Recent regulatory guidance, such as the British Bribery Act’s call for “continued and regular monitoring,” is drawing attention to the need for firms to monitor ‘third party’ (i.e. external) service providers long after they have screened them at the beginning of their relationships with them. We have already seen how firms are having to deal with problems long after they have ‘onboarded’ their third parties.

Kroll points out: “With hundreds, if not thousands, of third-party relationships around the world, having a robust compliance programme that incorporates some level of automation is going to be key for helping organisations effectively manage these relationships, both initially at onboarding and later through ongoing monitoring.”

To the question “If You Experienced Issues With Third Parties Post Onboarding, Why Do You Think This Issue Occurred?” respondents replied:

  • 40% - issues or risks did not exist at the time of onboarding.
  • 35.4% - due diligence assessment did not return risk-relevant information.
  • 33.1% - third party concealed issues upfront.
  • 26.2% - issues identified at the time of onboarding were not adequately addressed.
  • 15.4% - initial risk categorisation or risk scoring of the third party was incorrect (and therefore an improper due diligence scope was selected).
  • 10.8% - other.

As part of their efforts to comply with ethical and legal standards, nearly four out of every five respondents report that their organisations engage in ‘ongoing monitoring’ of third parties, and nearly half say that they also conduct in-depth audits. Furthermore, 30% monitor all third parties, regardless of their risk profiles.

Roughly half of Ethisphere’s ideal companies divide their intermediaries into tiers – low, medium and high – for the purpose of monitoring and auditing. Ethisphere recommends “enhanced due diligence” to those that fall into the high-risk category.

These are the factors that led to legal, ethical or regulatory problems relating to third parties coming to light.

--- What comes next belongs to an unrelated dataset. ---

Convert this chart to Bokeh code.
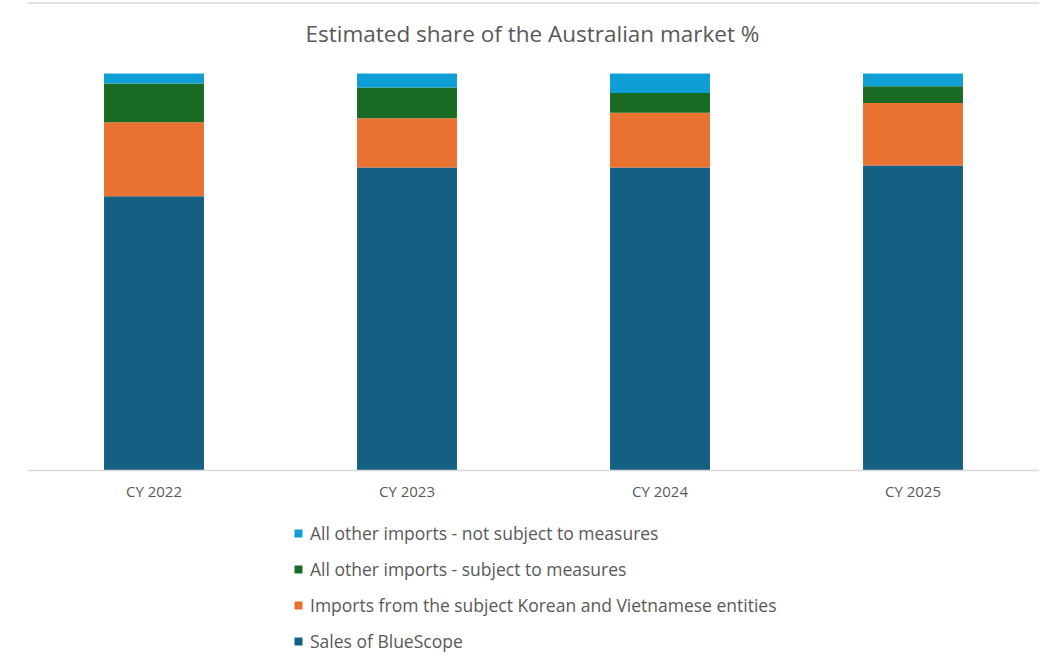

  • Disclosure by the third party itself - 17.9%
  • Audit of the third party - 30.6%
  • Regulatory enforcement - 26.9%
  • ‘Ongoing monitoring’ - 50.0%
  • ‘Ad-hoc due diligence’ - 45.5%

David Liu, Kroll’s head of compliance for the Asia Pacific region, thought that regulators in his area were forcing firms to make individuals more accountable for their transgressions and encouraging firms to report their problems to the authorities more than ever before. He also detected an upsurge in the speed of regulators’ responses to problems and the penalties they levied on recalcitrant firms. Liu added: “Recent AML regulations focus on tightening internal controls, with new disclosure requirements, enhancement of suspicious transactions reporting, and heightening of reputational risks associated with sanctions.”

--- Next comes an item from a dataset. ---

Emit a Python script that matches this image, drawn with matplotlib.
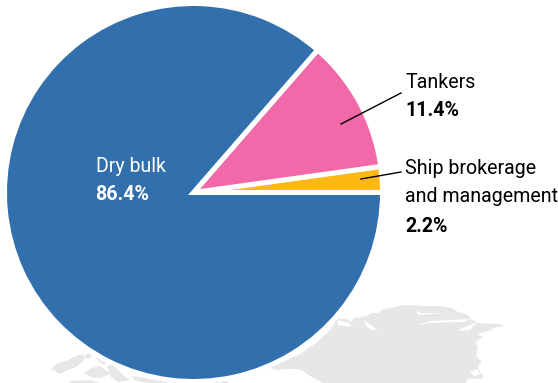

Robert Huff of Kroll added: “With vague regulatory guidance, optimal frequency [of monitoring checks] is subject to interpretation. Firms need to find a level of monitoring where they are able to appropriately react, in a timely manner, to any changes in a third party’s risk profile.”

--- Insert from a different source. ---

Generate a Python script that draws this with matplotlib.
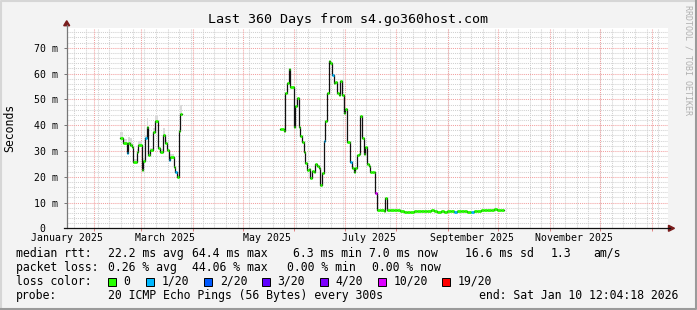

Nearly 80% of those respondents who monitor all third parties, regardless of their risk profiles, believe that they are either extremely or ‘appropriately’ prepared to handle global risks that pertain to bribery and corruption. Complacency about preparation drops as the level of continual monitoring goes down: 69% of respondents who monitor only the most risky of third parties feel extremely or appropriately prepared, while just 29% of respondents who do not monitor third parties have the same confidence.